$\frac{1}{n}=O(\frac{1}{\ln n})$ or $\frac{1}{n}=o(\frac{1}{\ln n})$?

Question

$\frac{1}{n}=O(\frac{1}{\ln n})$ or $\frac{1}{n}=o(\frac{1}{\ln n})$?

I know that $n\geq\ln n, (n> 0)$, with which $\frac{1}{n}\leq \frac{1}{\ln n}$ and so $\frac{1}{n}=O(\frac{1}{\ln n})$.

To know if $\frac{1}{n}=o(\frac{1}{\ln n})$, I need to know if $\lim_{n\to \infty}\frac{\ln n}{n}=0$, but how can I prove that this limit does not exist or does exist? Thank you very much.

Answer 1

Without L'Hopital or anything fancy, only elementary manipulations of what you know already.

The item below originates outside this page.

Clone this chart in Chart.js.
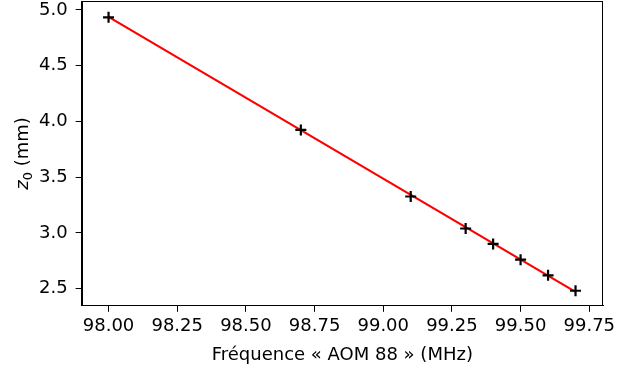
<!DOCTYPE html>
<html>
<head>
<meta charset="utf-8">
<script src="https://cdn.jsdelivr.net/npm/chart.js@4.4.1/dist/chart.umd.min.js"></script>
<style>
  html, body { margin: 0; padding: 0; background: #fff; }
  #wrap { width: 636px; height: 370px; }
</style>
</head>
<body>
<div id="wrap"><canvas id="myChart" width="636" height="370"></canvas></div>
<script>
// measured points
var freq = [98.0, 98.7, 99.1, 99.3, 99.4, 99.5, 99.6, 99.7];
var z0 = [4.934, 3.924, 3.327, 3.040, 2.902, 2.761, 2.620, 2.482];
// linear fit, drawn between its end points
var fitFreq = [98.0, 99.7];
var fitZ0 = [4.938, 2.472];
// tick labels
var xTicks = [98.0, 98.25, 98.5, 98.75, 99.0, 99.25, 99.5, 99.75];
var yTicks = [2.5, 3.0, 3.5, 4.0, 4.5, 5.0];

var font = "'DejaVu Sans', sans-serif";

// box round the plot + y label with italic z and subscript 0
var frame = {
    id: "frame",
    afterDatasetsDraw: function (c) {
        var a = c.chartArea;
        var ctx = c.ctx;
        ctx.save();
        ctx.strokeStyle = "#000";
        ctx.lineWidth = 1;
        ctx.strokeRect(Math.round(a.left) + 0.5, Math.round(a.top) + 0.5,
            Math.round(a.right - a.left) - 1, Math.round(a.bottom - a.top) - 1);
        ctx.restore();
    },
    afterDraw: function (c) {
        var a = c.chartArea;
        var ctx = c.ctx;
        ctx.save();
        ctx.fillStyle = "#000";
        ctx.textBaseline = "alphabetic";
        ctx.textAlign = "left";
        var fz = "italic 18px " + font;
        var fs = "13px " + font;
        var fr = "18px " + font;
        ctx.font = fz; var wz = ctx.measureText("z").width;
        ctx.font = fs; var ws = ctx.measureText("0").width;
        ctx.font = fr; var wr = ctx.measureText(" (mm)").width;
        var total = wz + ws + wr;
        ctx.translate(28, (a.top + a.bottom) / 2);
        ctx.rotate(-Math.PI / 2);
        var x = -total / 2;
        ctx.font = fz; ctx.fillText("z", x, 0); x += wz;
        ctx.font = fs; ctx.fillText("0", x, 4); x += ws;
        ctx.font = fr; ctx.fillText(" (mm)", x, 0);
        ctx.restore();
    }
};

// no extra room for the outer tick labels, like matplotlib
var noPad = function (s) {
    s.paddingTop = 0;
    s.paddingBottom = 0;
    s.paddingLeft = 0;
    s.paddingRight = 0;
};

var myChart = document.getElementById("myChart").getContext("2d");
var chart = new Chart(myChart, {
    type: "scatter",
    data: {
        datasets: [
            {
                label: "mesures",
                data: freq.map(function (f, i) { return { x: f, y: z0[i] }; }),
                pointStyle: "cross",
                pointRadius: 5.5,
                pointBorderWidth: 2.2,
                borderColor: "#000",
                backgroundColor: "#000",
                showLine: false,
                order: 0
            },
            {
                label: "ajustement",
                data: fitFreq.map(function (f, i) { return { x: f, y: fitZ0[i] }; }),
                showLine: true,
                borderColor: "#ff0000",
                borderWidth: 2.2,
                pointRadius: 0,
                order: 1
            }
        ]
    },
    options: {
        responsive: false,
        animation: false,
        layout: { autoPadding: false, padding: { top: 1, right: 33, bottom: 4, left: 31 } },
        plugins: { legend: { display: false }, tooltip: { enabled: false } },
        scales: {
            x: {
                type: "linear",
                min: 97.902,
                max: 99.80,
                afterBuildTicks: function (s) {
                    s.ticks = xTicks.map(function (v) { return { value: v }; });
                },
                afterFit: noPad,
                grid: { drawOnChartArea: false, drawTicks: true, tickLength: 6, tickColor: "#000" },
                border: { display: true, color: "#000" },
                ticks: {
                    color: "#000",
                    padding: 4,
                    maxRotation: 0,
                    font: { family: font, size: 18 },
                    callback: function (v) { return v.toFixed(2); }
                },
                title: {
                    display: true,
                    text: "Fréquence « AOM 88 » (MHz)",
                    color: "#000",
                    padding: { top: 3, bottom: 0 },
                    font: { family: font, size: 18 }
                }
            },
            y: {
                type: "linear",
                min: 2.347,
                max: 5.08,
                afterBuildTicks: function (s) {
                    s.ticks = yTicks.map(function (v) { return { value: v }; });
                },
                afterFit: noPad,
                grid: { drawOnChartArea: false, drawTicks: true, tickLength: 6, tickColor: "#000" },
                border: { display: true, color: "#000" },
                ticks: {
                    color: "#000",
                    padding: 8,
                    font: { family: font, size: 18 },
                    callback: function (v) { return v.toFixed(1); }
                }
            }
        }
    },
    plugins: [frame]
});
</script>
</body>
</html>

If you know $x\geq \ln x$ for all $x\geq 1$, then you know $$ \sqrt{x} \geq \ln \sqrt{x} $$ for all $x\geq 1$ as well. Therefore, you know $$ \sqrt{x} \geq \frac{1}{2}\ln x $$ for all $x\geq 1$, and rearranging you get $$ \frac{\ln x}{\sqrt{x}} \leq 2\,. $$ It follows that, for $x\geq 1$, $$ 0\leq \frac{\ln x}{x} \leq \frac{2}{\sqrt{x}} $$ and this is in particular true for integers: $$ 0\leq \frac{\ln n}{n} \leq \frac{2}{\sqrt{n}} \xrightarrow[n\to\infty]{} 0 $$

Answer 2

You have a typical $\frac{\infty}{\infty}$ indeterminacy. Consider the continuous version of your ratio where you replace $n$ by $x\in\mathrm{R}$ and use the L'Hospital rule to conclude that $\lim_{x\rightarrow\infty}\frac{\ln x}{x}=0$.